Tom’s Blue Moon Barbecue has closed in Hendersonville and plans to re-open in Lebanon. The owners site the huge, 200 seat space and high overhead as a primary reason for the move.
Lazziz Persian has also succumbed. Ed King reports that the restaurant turned into a used car lot in the blink of an eye. It’s a real loss for Nolensville Road.

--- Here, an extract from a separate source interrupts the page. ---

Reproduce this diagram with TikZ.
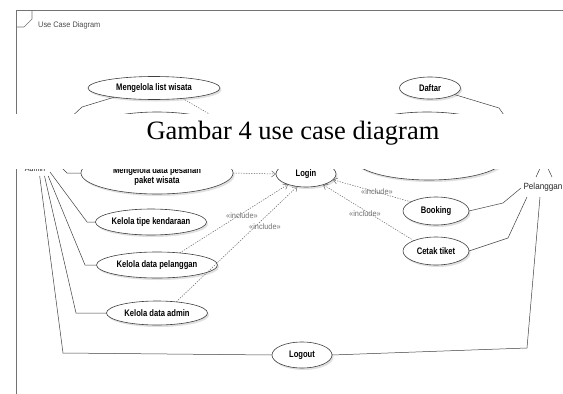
\documentclass[tikz,border=0pt]{standalone}
\usepackage{fontspec}
\setmainfont{Liberation Sans}
\newfontfamily\ucfont[FakeStretch=0.8]{Liberation Sans Bold}
\newfontfamily\lblfont[FakeStretch=0.92]{Liberation Sans}
\newfontfamily\actfont[FakeStretch=0.9]{Liberation Sans}
\newfontfamily\capfont{Liberation Serif}
\usetikzlibrary{shapes.geometric,shadows,arrows.meta}

\begin{document}
\begin{tikzpicture}[x=1pt,y=-1pt,
  usecase/.style={ellipse, draw=black!75, line width=0.6pt, fill=white,
    inner sep=0pt, outer sep=0pt, align=center,
    font=\ucfont\fontsize{9.5}{10.5}\selectfont,
    drop shadow={shadow xshift=1.5pt, shadow yshift=-2pt, fill=black!12, opacity=1}},
  uctext/.style={font=\ucfont\fontsize{9.5}{10.5}\selectfont, align=center, inner sep=0pt},
  assoc/.style={draw=black!75, line width=0.5pt},
  incl/.style={draw=black!60, line width=0.5pt, dash pattern=on 1.3pt off 1.3pt,
    -{Straight Barb[length=4pt,width=6pt]}},
  incllabel/.style={font=\lblfont\fontsize{8}{9}\selectfont, text=black!55, inner sep=0pt},
  actorlabel/.style={font=\actfont\fontsize{9}{10}\selectfont, text=black!85, inner sep=0pt},
  frameline/.style={draw=black!55, line width=0.6pt},
]
\useasboundingbox (0,0) rectangle (563,394);
\fill[white] (0,0) rectangle (563,394);

% diagram frame with its name tag
\draw[frameline] (563,10) -- (16,10) -- (16,394);
\draw[frameline] (16,27) -- (24,27) -- (32,19) -- (32,10);
\node[anchor=west, inner sep=0pt, text=black!70,
  font=\lblfont\fontsize{8}{9}\selectfont] (title) at (38,25) {Use Case Diagram};

% ---- upper use cases ----
\coordinate (admTop) at (50,137);
\coordinate (plgTop) at (525,145);
\node[usecase, minimum width=132pt, minimum height=23pt] (listw) at (154,88) {Mengelola list wisata};
\node[usecase, minimum width=61pt, minimum height=22pt] (daftar) at (430,88) {Daftar};
\node[usecase, minimum width=151pt, minimum height=46pt] (ucLeftTop) at (157,135) {};
\node[usecase, minimum width=150pt, minimum height=46pt] (ucRightTop) at (427,135) {};

\draw[assoc] (listw.193) -- (82,107) -- (admTop);
\draw[assoc] (daftar.345) -- (499,108) -- (plgTop);

% ---- lower use cases ----
\node[actorlabel, font=\actfont\fontsize{8}{9}\selectfont, anchor=base] (admin) at (35,171.5) {Admin};
\coordinate (adm1) at (50,172);
\coordinate (adm2) at (39.7,176);
\coordinate (adm3) at (44.5,176);
\coordinate (adm4) at (48.2,176);
\coordinate (adm5) at (60,166);

\node[usecase, minimum width=150pt, minimum height=43pt] (ucRightLow) at (429,158.5) {};
\node[usecase, minimum width=152pt, minimum height=42pt] (pesanan) at (157,173) {};
\node[uctext] (pesananText) at (157,176) {Mengelola data pesanan\\paket wisata};
\node[usecase, minimum width=60pt, minimum height=26pt] (login) at (306,174) {Login};
\node[usecase, minimum width=110pt, minimum height=26pt] (kt) at (151,222) {Kelola tipe kendaraan};
\node[usecase, minimum width=121pt, minimum height=26pt] (kp) at (157,265) {Kelola data pelanggan};
\node[usecase, minimum width=101pt, minimum height=24pt] (ka) at (157,313) {Kelola data admin};
\node[usecase, minimum width=60pt, minimum height=26pt] (lo) at (302,355) {Logout};
\node[usecase, minimum width=66pt, minimum height=28pt] (bk) at (436,211) {Booking};
\node[usecase, minimum width=66pt, minimum height=28pt] (ct) at (436,251) {Cetak tiket};

\node[actorlabel, anchor=east] (plg) at (562.5,187) {Pelanggan};
\coordinate (plgHip) at (544,160);
\coordinate (plgFootL) at (536,177);
\coordinate (plgFootR) at (552,177);
\draw[assoc] (plgFootL) -- (plgHip) -- (plgFootR);
\coordinate (plg1) at (521,188);
\coordinate (plg2) at (527,197);
\coordinate (plg3) at (540,197);

% admin associations
\draw[assoc] (adm1) -- (87,222) -- (kt.west);
\draw[assoc] (adm4) -- (85,265) -- (kp.west);
\draw[assoc] (adm3) -- (76,313) -- (ka.west);
\draw[assoc] (adm2) -- (63,353) -- (lo.west);
\draw[assoc] (adm5) -- (67,173) -- (pesanan.west);

% pelanggan associations
\draw[assoc] (plg1) -- (503,203) -- (bk.east);
\draw[assoc] (plg2) -- (508,238) -- (ct.east);
\draw[assoc] (plg3) -- (527,348) -- (lo.east);

% include relations
\draw[incl] (listw.340) -- (login.140);
\draw[incl] (pesanan.east) -- (login.west);
\draw[incl] (kp.28) -- (login.210);
\draw[incl] (ka.30) -- (login.235);
\draw[incl] (bk.160) -- (login.348);
\draw[incl] (ct.155) -- (login.328);

\node[incllabel] (lblKp) at (242,216) {«include»};
\node[incllabel] (lblKa) at (265,227) {«include»};
\node[incllabel] (lblBk) at (377,192) {«include»};
\node[incllabel] (lblCt) at (365,214) {«include»};

% caption strip
\fill[white] (0,114) rectangle (563,169);
\node[font=\capfont\fontsize{26.5}{30}\selectfont, anchor=base, inner sep=0pt] (caption) at (293,139.5) {Gambar 4 use case diagram};
\end{tikzpicture}
\end{document}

We're off to the Beer, Bourbon and Barbecue Fest Saturday afternoon at the Memorial Auditorium (or rather underneath it, if the event is the same as last year). The Veggie Eater doesn't eat barbecue, needless to say, and really doesn't care for bourbon. Luckily she is happy as a clam given enough beer. We'll report back next week.
Monday, November 1, 2010
Turnip Truck Opens in the Gulch
The Gulch just got a lot livelier thanks to the new Turnip Truck Urban Fare grocery store on 12th Avenue South. It was a busy opening day Saturday. The store is much bigger than the tiny East Nashville original. You’ll find a meat counter, cheese counter, a salad bar and a hot bar. They have a wide selection of bulk spices, grains and beans, and a large frozen section. Even with the relatively big size of the place it’s still manageable and homey compared to a Whole Foods or even Trader Joes. And we really like supporting local ownership. The airy patio seating provides a nice spot to eat some lunch and view the empty condos down the street.

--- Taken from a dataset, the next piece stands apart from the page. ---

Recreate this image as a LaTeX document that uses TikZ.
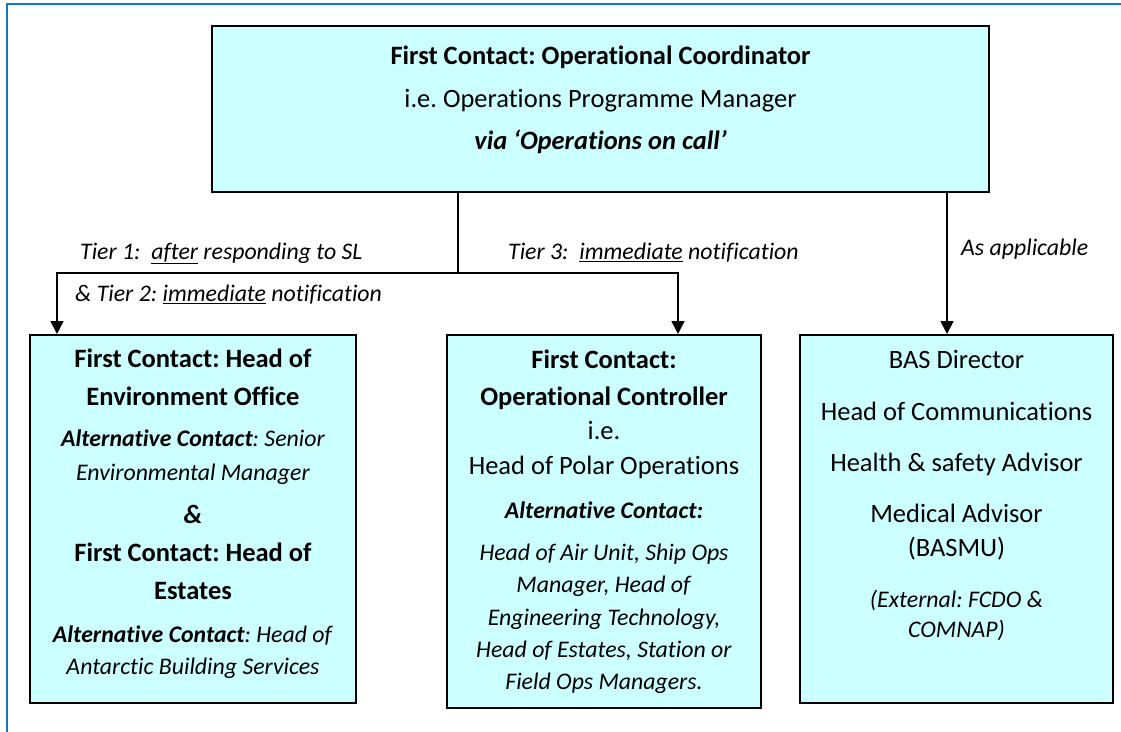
\documentclass[tikz,border=0pt]{standalone}
\usepackage{fontspec}
\setmainfont{Carlito}[Ligatures=NoCommon]
\frenchspacing
\usetikzlibrary{arrows.meta,positioning}

\definecolor{boxcyan}{HTML}{CCFFFF}
\definecolor{frameblue}{HTML}{1874C4}

% text sizes used inside the boxes
\newcommand{\mainsize}{\fontsize{26.5}{32}\selectfont}
\newcommand{\notesize}{\fontsize{23.8}{32}\selectfont}

\begin{document}
\begin{tikzpicture}[x=1pt,y=-1pt,
    box/.style={draw=black,line width=2pt,fill=boxcyan,anchor=north west,inner sep=0pt},
    boxtext/.style={anchor=base,align=center,inner sep=0pt,font=\mainsize},
    link/.style={line width=1.6pt},
    arrow/.style={link,-{Triangle[width=13pt,length=13pt]}},
    tier/.style={anchor=base west,inner sep=0pt,font=\notesize\itshape}]
  \useasboundingbox (0,0) rectangle (1121,731);
  \draw[frameblue,line width=2pt] (7,740) -- (7,4) -- (1130,4);

  % the four boxes
  \node[box,minimum width=777pt,minimum height=166pt] (top) at (211,25) {};
  \node[box,minimum width=326pt,minimum height=368pt] (env) at (29,334) {};
  \node[box,minimum width=314pt,minimum height=373pt] (ctrl) at (446,334) {};
  \node[box,minimum width=313pt,minimum height=368pt] (advisors) at (799,334) {};

  % box texts, placed by the baseline of their last line
  \node[boxtext] (toptext) at ([yshift=-124pt]top.north)
    {\textbf{First Contact: Operational Coordinator}\\[11pt]
     i.e. Operations Programme Manager\\[9.3pt]
     \textbf{\textit{via ‘Operations on call’}}};
  \node[boxtext] (envtext) at ([yshift=-340.7pt]env.north)
    {\textbf{First Contact: Head of}\\[5.5pt]
     \textbf{Environment Office}\\[9.3pt]
     {\notesize\textit{\textbf{Alternative Contact}: Senior}}\\[1.7pt]
     {\notesize\textit{Environmental Manager}}\\[11.3pt]
     \textbf{\textit{\&}}\\[6pt]
     \textbf{First Contact: Head of}\\[5.5pt]
     \textbf{Estates}\\[11.7pt]
     {\notesize\textit{\textbf{Alternative Contact}: Head of}}\\
     {\notesize\textit{Antarctic Building Services}}};
  \node[boxtext] (ctrltext) at ([yshift=-355.3pt]ctrl.north)
    {\textbf{First Contact:}\\[5pt]
     \textbf{Operational Controller}\\[1.3pt]
     i.e.\\[3.7pt]
     Head of Polar Operations\\[11.3pt]
     {\notesize\textit{\textbf{Alternative Contact:}}}\\[10pt]
     {\notesize\textit{Head of Air Unit, Ship Ops}}\\[0.7pt]
     {\notesize\textit{Manager, Head of}}\\[0.3pt]
     {\notesize\textit{Engineering Technology,}}\\[0.3pt]
     {\notesize\textit{Head of Estates, Station or}}\\
     {\notesize\textit{Field Ops Managers.}}};
  \node[boxtext] (advtext) at ([yshift=-303pt]advisors.north)
    {BAS Director\\[19.7pt]
     Head of Communications\\[18.6pt]
     Health \& safety Advisor\\[19pt]
     Medical Advisor\\[2.4pt]
     (BASMU)\\[18.6pt]
     {\notesize\textit{(External: FCDO \&}}\\[-2pt]
     {\notesize\textit{COMNAP)}}};

  % connectors
  \coordinate (split) at (458,273);
  \coordinate (leftdrop) at (57,273);
  \coordinate (middrop) at (678,273);
  \coordinate (sidedrop) at (947,273);
  \draw[link] (top.south -| split) -- (split);
  \draw[arrow] (split) -- (leftdrop) -- (leftdrop |- env.north);
  \draw[arrow] (split) -- (middrop) -- (middrop |- ctrl.north);
  \draw[arrow] (top.south -| sidedrop) -- (sidedrop |- advisors.north);

  \node[tier] (tier1) at (80,259.3) {Tier 1:~ \underline{after} responding to SL};
  \node[tier] (tier2) at (75,301.7) {\& Tier 2: \underline{immediate} notification};
  \node[tier] (tier3) at (508,259.3) {Tier 3:~ \underline{immediate} notification};
  \node[tier] (aside) at (961,255) {As applicable};
\end{tikzpicture}
\end{document}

Pickled and Fried blog emerging with a purchase of mango chips. Justyne Noble was offering samples of Noble Springs Goat cheese. The dill and pickle was a favorite. Lucy Hatcher from Hatcher Family Dairy was handing out samples of their decadent chocolate milk. The Hatcher family has been selling milk at the Turnip Truck for several years. The College Grove dairy produces whole milk with a cream line. You can meet the bovine employees if you want to take a tour: http://www.hatcherfamilydairy.com/
The Gulch has pretty much been populated by national chain businesses so far. We can hope that the new Turnip Truck and the snazzy Yazoo taproom will signal a turn towards cooler, more interesting, local businesses in the Gulch. And then once those condos fill up we can truly have a vibrant new neighborhood for Nashville.